2014 GSA Annual Meeting in Vancouver, British Columbia (19–22 October 2014)

Paper No. 259-4
Presentation Time: 1:45 PM

ICY LITHOSPHERES...OR LACK THEREOF


DOMBARD, Andrew J., Earth & Environmental Sciences, University of Illinois at Chicago, Chicago, IL 60607

The lithosphere of a planetary body is not an inherent, distinct layer like, for example, a planetary crust. Instead, the lithosphere represents a mechanical response to the thermal/stress state near the surface. Thus, the formation of a lithosphere depends on whether the material can support stresses elastically over long time scales or will flow to relax stresses via thermally activated viscous creep (or brittly fail for high enough stresses). Temperature primarily controls whether elastic or viscous behavior dominates, because materials at a significant fraction of their melting points can creep appreciably over geologic time. For materials in icy worlds, temperature changes as small as only a few tens of Kelvin can yield viscous behavior.
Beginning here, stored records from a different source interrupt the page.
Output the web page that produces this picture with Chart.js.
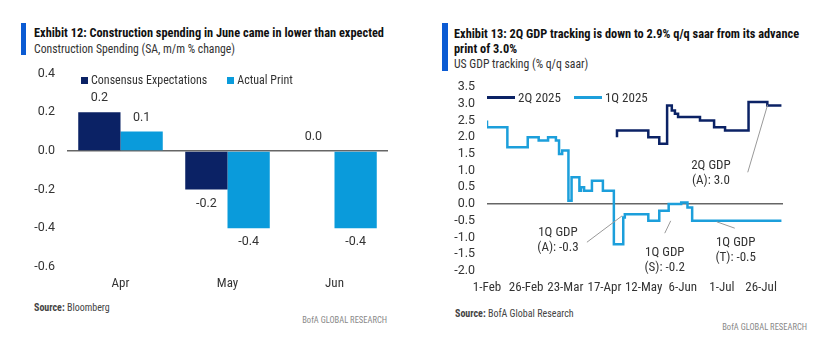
<!DOCTYPE html>
<html>
<head>
<meta charset="utf-8">
<script src="https://cdn.jsdelivr.net/npm/chart.js@4.4.1/dist/chart.umd.min.js"></script>
<style>
  body { margin: 0; width: 835px; height: 354px; background: #fff; position: relative; overflow: hidden;
         font-family: 'Liberation Sans Narrow', 'Roboto Condensed', 'DejaVu Sans Condensed', sans-serif; color: #222; }
  .abs { position: absolute; white-space: nowrap; transform-origin: left top; }
  .bar { position: absolute; background: #0b5bd3; width: 5px; }
  .title { font-weight: bold; font-size: 13px; line-height: 15px; color: #111; transform: scaleX(0.95); }
  .sub { font-size: 13px; line-height: 15px; color: #333; transform: scaleX(0.9); }
  .src { font-size: 10px; line-height: 12px; color: #444; }
  .brand { font-size: 8.5px; line-height: 10px; color: #888; }
  .leg { position: absolute; display: flex; align-items: center; white-space: nowrap; font-size: 12px; color: #333; }
  .leg span.sw { display: inline-block; margin-right: 3px; }
  canvas { position: absolute; }
</style>
</head>
<body>

<!-- left exhibit -->
<div class="bar" style="left:21px;top:23px;height:32px"></div>
<div class="abs title" style="left:34px;top:25px">Exhibit 12: Construction spending in June came in lower than expected</div>
<div class="abs sub" style="left:34px;top:41px">Construction Spending (SA, m/m % change)</div>
<canvas id="bars" width="420" height="240" style="left:0;top:54px"></canvas>
<div id="legBars" class="leg" style="left:81px;top:73px;gap:20px"></div>
<div class="abs src" style="left:34px;top:302px"><b>Source:</b> Bloomberg</div>
<div class="abs brand" style="right:448px;top:315px">BofA GLOBAL RESEARCH</div>

<!-- right exhibit -->
<div class="bar" style="left:442px;top:23px;height:48px;width:6px"></div>
<div class="abs title" style="left:454px;top:26px">Exhibit 13: 2Q GDP tracking is down to 2.9% q/q saar from its advance<br>print of 3.0%</div>
<div class="abs sub" style="left:454px;top:56px">US GDP tracking (% q/q saar)</div>
<canvas id="gdp" width="405" height="240" style="left:430px;top:60px"></canvas>
<div id="legGdp" class="leg" style="left:487px;top:90px;gap:13px;font-size:13px"></div>
<div class="abs src" style="left:455px;top:308px"><b>Source:</b> BofA Global Research</div>
<div class="abs brand" style="right:28px;top:322px">BofA GLOBAL RESEARCH</div>

<script>
// --- Exhibit 12 data
const months    = ['Apr', 'May', 'Jun'];
const consensus = [0.2, -0.2, 0.0];
const actual    = [0.1, -0.4, -0.4];

// --- Exhibit 13 data (x = days since 1-Feb-2025, step changes only)
const q2Days = [83, 103, 110, 115, 118, 120, 122, 136, 145, 152, 167, 179, 181, 188];
const q2Vals = [2.0, 2.2, 2.0, 1.8, 2.95, 2.8, 2.7, 2.6, 2.5, 2.3, 2.2, 3.05, 2.95, 2.95];
const q1Days = [0, 13, 26, 33, 39, 44, 46, 48, 52, 54, 59, 60, 62, 67, 74, 81, 87, 88, 103, 110, 116, 124, 128, 131, 145, 188];
const q1Vals = [2.5, 2.3, 1.7, 2.0, 1.9, 2.0, 1.9, 1.5, 1.6, 0.1, 0.8, 0.4, 0.5, 0.4, 0.7, 0.4, -1.2, -0.4, -0.3, -0.5, -0.2, 0.0, 0.05, -0.1, -0.5, -0.5];
const tickDays   = [0, 25, 50, 75, 100, 125, 150, 175];
const tickLabels = ['1-Feb', '26-Feb', '23-Mar', '17-Apr', '12-May', '6-Jun', '1-Jul', '26-Jul'];

// callouts: text anchor + leader line, all in data units
const callouts = [
  { text: ['2Q GDP', '(A): 3.0'],  at: [143, 1.16],   from: [166.5, 0.95],  to: [179.2, 2.97] },
  { text: ['1Q GDP', '(A): -0.3'], at: [45.3, -0.87], from: [63.8, -1.14],  to: [86.3, -0.35] },
  { text: ['1Q GDP', '(S): -0.2'], at: [113.5, -1.44], from: [113.5, -0.87], to: [117.3, -0.5] },
  { text: ['1Q GDP', '(T): -0.5'], at: [158.8, -1.17], from: [158.2, -0.72], to: [146.7, -0.53] },
];

const NAVY = '#0b2265', BLUE = '#0a9bdb', BLUE_LINE = '#1c9fdb';
const NARROW = "'Liberation Sans Narrow', 'Roboto Condensed', sans-serif";
const NUM = 'Roboto, sans-serif';

Chart.defaults.color = '#333';
Chart.defaults.font.family = NARROW;
Chart.defaults.font.size = 13;

const zeroGrid = { drawTicks: false, lineWidth: 1.5, color: c => c.tick && c.tick.value === 0 ? '#666' : 'transparent' };

const barLabels = {
  id: 'barLabels',
  afterDatasetsDraw(chart) {
    const ctx = chart.ctx;
    ctx.save();
    ctx.font = '12.5px ' + NUM;
    ctx.fillStyle = '#333';
    ctx.textAlign = 'center';
    ctx.textBaseline = 'middle';
    chart.data.datasets.forEach((ds, i) => {
      chart.getDatasetMeta(i).data.forEach((el, j) => {
        const v = ds.data[j];
        ctx.fillText(v.toFixed(1), el.x, v >= 0 ? el.y - 14 : el.y + 14);
      });
    });
    ctx.restore();
  }
};

const calloutPlugin = {
  id: 'callouts',
  afterDatasetsDraw(chart) {
    const { ctx, scales: { x, y } } = chart;
    ctx.save();
    ctx.strokeStyle = '#999';
    ctx.lineWidth = 1;
    ctx.fillStyle = '#333';
    ctx.font = '13px ' + NARROW;
    ctx.textAlign = 'center';
    ctx.textBaseline = 'middle';
    callouts.forEach(c => {
      ctx.beginPath();
      ctx.moveTo(x.getPixelForValue(c.from[0]), y.getPixelForValue(c.from[1]));
      ctx.lineTo(x.getPixelForValue(c.to[0]), y.getPixelForValue(c.to[1]));
      ctx.stroke();
      const tx = x.getPixelForValue(c.at[0]), ty = y.getPixelForValue(c.at[1]);
      c.text.forEach((t, k) => ctx.fillText(t, tx, ty + k * 15));
    });
    ctx.restore();
  }
};

const barChart = new Chart(document.getElementById('bars'), {
  type: 'bar',
  data: {
    labels: months,
    datasets: [
      { label: 'Consensus Expectations', data: consensus, backgroundColor: NAVY },
      { label: 'Actual Print', data: actual, backgroundColor: BLUE },
    ]
  },
  options: {
    responsive: false, animation: false,
    layout: { padding: { top: 18, right: 32, left: 0, bottom: 0 } },
    categoryPercentage: 0.79, barPercentage: 1,
    plugins: { legend: { display: false }, tooltip: { enabled: false } },
    scales: {
      x: {
        grid: { display: false }, border: { display: false },
        ticks: { padding: 1, font: { size: 13 } },
        afterFit: s => { s.height = 27; }
      },
      y: {
        min: -0.6, max: 0.4,
        grid: zeroGrid, border: { display: false },
        ticks: { stepSize: 0.2, padding: 12, autoSkip: false, font: { family: NUM, size: 12.5 }, callback: v => v.toFixed(1) },
        afterFit: s => { s.width = 67; }
      }
    }
  },
  plugins: [barLabels]
});

const gdpChart = new Chart(document.getElementById('gdp'), {
  type: 'line',
  data: {
    datasets: [
      { label: '2Q 2025', data: q2Days.map((d, i) => ({ x: d, y: q2Vals[i] })), borderColor: NAVY, borderWidth: 2.5, stepped: 'after', pointRadius: 0 },
      { label: '1Q 2025', data: q1Days.map((d, i) => ({ x: d, y: q1Vals[i] })), borderColor: BLUE_LINE, borderWidth: 2.5, stepped: 'after', pointRadius: 0 },
    ]
  },
  options: {
    responsive: false, animation: false,
    layout: { padding: { top: 27, right: 52, left: 0, bottom: 0 } },
    plugins: { legend: { display: false }, tooltip: { enabled: false } },
    scales: {
      x: {
        type: 'linear', min: 0, max: 189,
        grid: { display: false }, border: { display: false },
        afterBuildTicks: s => { s.ticks = tickDays.map(v => ({ value: v })); },
        ticks: { padding: 1, autoSkip: false, maxRotation: 0, minRotation: 0, font: { size: 13 },
                 callback: v => tickLabels[tickDays.indexOf(v)] },
        afterFit: s => { s.height = 29; }
      },
      y: {
        min: -2, max: 3.5,
        grid: zeroGrid, border: { display: false },
        ticks: { stepSize: 0.5, padding: 12, autoSkip: false, font: { family: NUM, size: 12.5 }, callback: v => v.toFixed(1) },
        afterFit: s => { s.width = 57; }
      }
    }
  },
  plugins: [calloutPlugin]
});

// HTML legends built from the dataset definitions
function buildLegend(el, chart, swatch) {
  chart.data.datasets.forEach(ds => {
    const item = document.createElement('div');
    item.style.display = 'flex';
    item.style.alignItems = 'center';
    const sw = document.createElement('span');
    sw.className = 'sw';
    swatch(sw, ds.backgroundColor || ds.borderColor);
    item.appendChild(sw);
    item.appendChild(document.createTextNode(ds.label));
    el.appendChild(item);
  });
}
buildLegend(document.getElementById('legBars'), barChart, (sw, c) => {
  sw.style.width = '7px'; sw.style.height = '7px'; sw.style.background = c;
});
buildLegend(document.getElementById('legGdp'), gdpChart, (sw, c) => {
  sw.style.width = '28px'; sw.style.height = '2.5px'; sw.style.background = c;
});
</script>
</body>
</html>
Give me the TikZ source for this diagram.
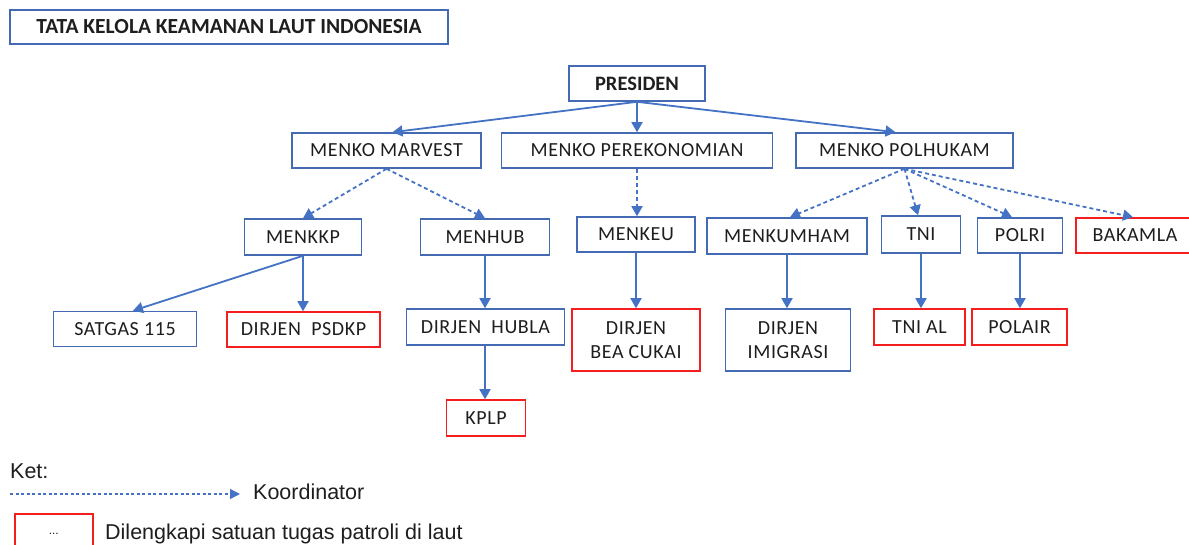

While models of the mechanical lithosphere (which supports surface loads over geologic time) often prescribe the lithosphere a priori, numerically simulating the body with a composite elastic-viscous (and plastic, for brittle behavior) rheology has the advantage of allowing the lithosphere to develop "naturally" and can thus capture better some of the emergent behavior in the support of planetary loads. For instance, relatively high surface temperatures for the icy satellites of Jupiter and Saturn (and Ceres?) mean that even lithospheric ice can creep appreciably over geological time and thus thin progressively, rendering suspect models that assume static equilibrium. Moreover, even modest temperature anomalies associated with geologically active features can affect how the lithosphere can support these loads. Additionally, phenomena traditionally modeled as viscous actually have appreciably elastic effects. Growth rates for folding/necking lithospheres are much smaller when elasticity is included, and viscous relaxation of crater topography is actually a problem of flexural support, with the negative load of the crater causing (progressively) upwards flexure. Indeed, an icy lithosphere is more than just a simple layer.